Here’s a big insight. When your career is not going very well—let’s assume you’re not getting an increase, you’re not getting promoted, you know it is going badly, and then you have a burning platform to make a big change to your career. If your career is showing a 5-15% improvement—it’s a dangerous place because you’re doing well enough that you think with a little bit more effort and time, you can do very well, so you keep to your existing plan for the next 5 to 10 years. But if you’re 35, and you’re 45 when you realize your plan didn’t work, what can you do with your career?
I always tell clients that you want to be in two of three places. You want to be doing really badly in your career, so you have an incentive to change it. Or you want to be doing really well where the improvement is material, and you don’t need to change much, although you still need to change some things. But you don’t want to be in a place where it’s just good enough to justify continuing what you’re doing because you could end up burning up a lot of your life.
You need to not change some things, and to change some things. Let me explain what that means. I have a client who runs a resources company, and part of their operations are in Central Asia. He has built a good system to run his teams, and he believes that to go to the next level, he has to run his teams harder and work harder. But how much more can he work, realistically? He doesn’t even see his wife and children. He doesn’t need to optimize his system; he needs a new system. In his current system, he uses our Leadership Journal, High-Performance-Planner Journal, The Strategy Journal and Career Strategy Journal, which teach him how he can manage his teams to get the best out of them. It’s a system of controlling his teams. He wants to put that on steroids—have more meetings and more projects, so he moves up in the world. I told him that he needs to move from a system of control to a system that controls. In the system of control, we showed him how to manage meetings so that he gets his team delivering on the critical path tasks for important projects. For the system that controls, I now need him to step out of the management of his teams so that the system he puts in place gets them to deliver without him being in every meeting.
It took me a long time to get him to think that way, but that’s what he needs to do. He needs to move away from the system and running everything so that he has time to think about: Are we doing the right things? Are we pursuing the right initiatives? Is my company investing in the right ventures in Central Asia?
As you continue with your career, be careful of getting “just good enough” success—because that might be the best you’ll ever get.
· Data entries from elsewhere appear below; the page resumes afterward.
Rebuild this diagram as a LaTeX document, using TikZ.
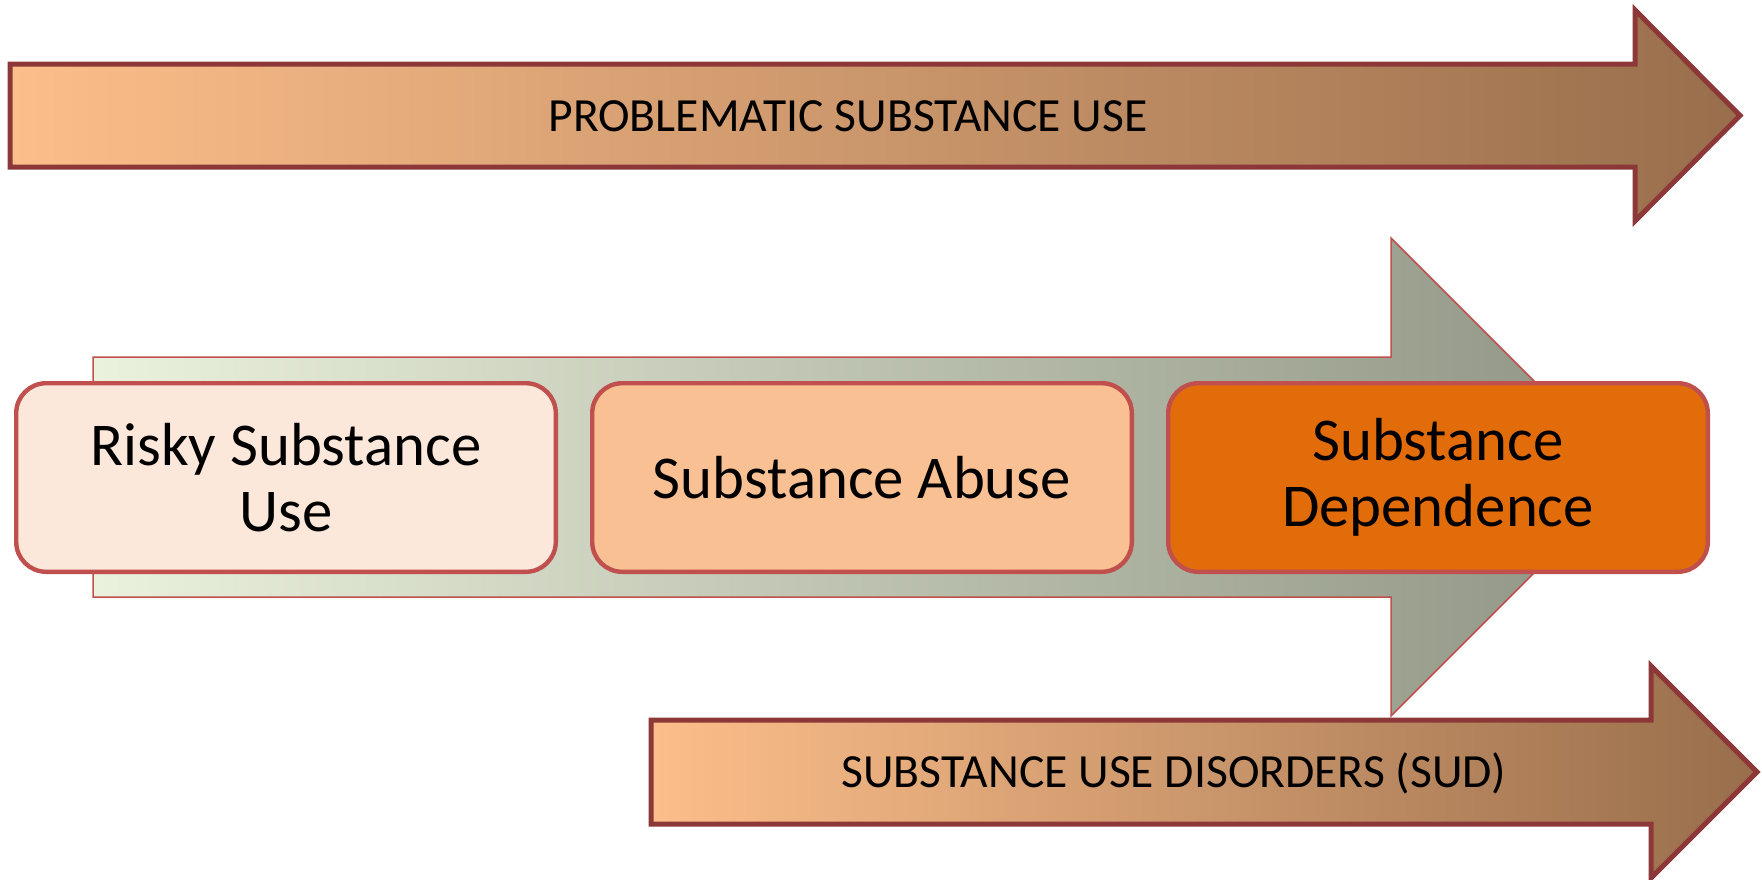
\documentclass[tikz,border=0pt]{standalone}
\usepackage{fontspec}
\setmainfont{Carlito}
\usetikzlibrary{shapes,
                positioning}
\definecolor{peachleft}{RGB}{252,190,138}
\definecolor{brownright}{RGB}{153,110,76}
\definecolor{darkrim}{RGB}{140,56,56}
\definecolor{paleleft}{RGB}{234,241,220}
\definecolor{greyright}{RGB}{143,148,132}
\definecolor{stagerim}{RGB}{192,80,77}
\definecolor{riskyfill}{RGB}{252,232,218}
\definecolor{abusefill}{RGB}{249,192,148}
\definecolor{dependfill}{RGB}{227,108,10}
\tikzset{stage/.style =
   {rectangle,
    rounded corners=15pt,
    draw=stagerim,
    line width=2.2pt,
    minimum width=269.8pt,
    minimum height=94.3pt,
    align=center,
    font=\fontsize{30.4}{33}\selectfont}}
\tikzset{bandarrow/.style =
   {draw=darkrim,
    line width=2.5pt,
    left color=peachleft,
    right color=brownright}}
\tikzset{backarrow/.style =
   {draw=stagerim,
    line width=0.75pt,
    left color=paleleft,
    right color=greyright}}
\tikzset{bandtext/.style = {font=\fontsize{23.8}{26}\selectfont}}

\begin{document}
\begin{tikzpicture}[x=0.5pt, y=-0.5pt]

        \useasboundingbox (0,0) rectangle (1762,879);

        % the two outer bands
        \path [bandarrow] (10,64) -- (1635,64) -- (1635,10) -- (1740,115.5)
              -- (1635,221) -- (1635,167) -- (10,167) -- cycle;

        \path [backarrow] (93,357) -- (1391,357) -- (1391,238) -- (1630,477)
              -- (1391,716) -- (1391,597) -- (93,597) -- cycle;

        \path [bandarrow] (651,720) -- (1651,720) -- (1651,666) -- (1757,772)
              -- (1651,878) -- (1651,824) -- (651,824) -- cycle;

        \node [bandtext] (problematic) at (848,116) {PROBLEMATIC SUBSTANCE USE};

        \node [bandtext] (sud) at (1174,773) {SUBSTANCE USE DISORDERS (SUD)};

        % stages
        \node [stage,
               fill=riskyfill] (risky) at (286,477.5) {Risky Substance\\Use};

        \node [stage,
               fill=abusefill,
               right=16pt of risky] (abuse) {Substance Abuse};

        \node [stage,
               fill=dependfill,
               right=16pt of abuse] (dependence) {Substance\\Dependence};

    \end{tikzpicture}
\end{document}
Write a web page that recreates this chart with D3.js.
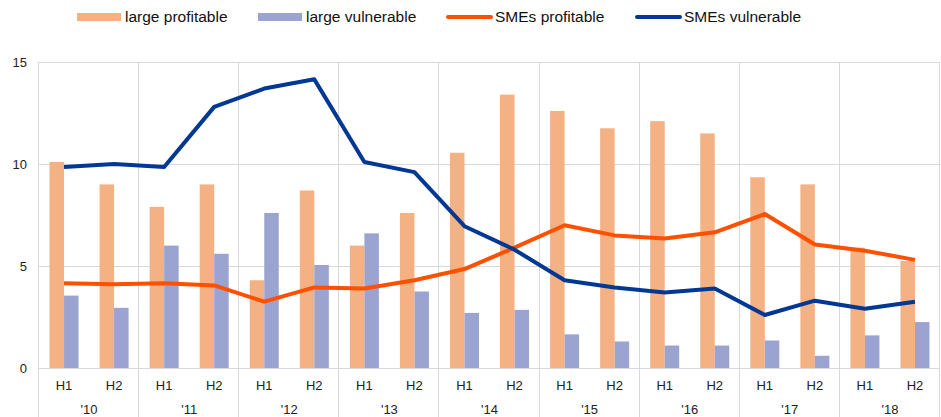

If you think it can get better, it may not get better, and you may be stuck there.
I give this example to clients who go down the traditional path: You study very hard in high school, you get into a good university, preferably Ivy League. Then you graduate, struggling a little bit to graduate with great grades and belong to the right clubs. You’re 21 or 22. Then you work for two years at a brand name company. Then you get your MBA at around 24 or 25. You spend two years doing your MBA, and you get out when you’re 27. If you play your cards right, you get into a prestigious firm, which means that if you do everything right, you get to what would be the equivalent of a junior partner by the time you’re about 32, maybe 31 if you’re good—senior partner by the time you’re 33-35, if you’re lucky.
What happens if you follow this path from the time you’re in high school, but you don’t really have breakout success—you just do good enough to give yourself confidence that you’re going to have breakout success? By the time you get to 35, you realize that you’ve done something wrong. That’s the danger of following the “just good enough” path. By the time you realize it, you’ve actually failed, you’ve burnt up so much of your life that it’s pretty hard to put together a career transformation. It’s not impossible by the time you’re 35, but in some cases, I’ve seen people trying to do that when they’re 45.
Don’t celebrate “good enough.” It’s a trap everyone’s fallen for at some stage in their life—whether it’s a week, a month or a year. At some point in your life, you’re going to fall for it, which is okay. But you need to shake out of it. Make sure that you’re not in it for 5, 10, 15 years. If you’re doing the same thing for five years and getting some basic successes, you have to step out and say, “What am I doing wrong?” Remember the rule. It’s not about what assets and capabilities you have. It’s about thinking about who it is you’re trying to impress, and how to serve them.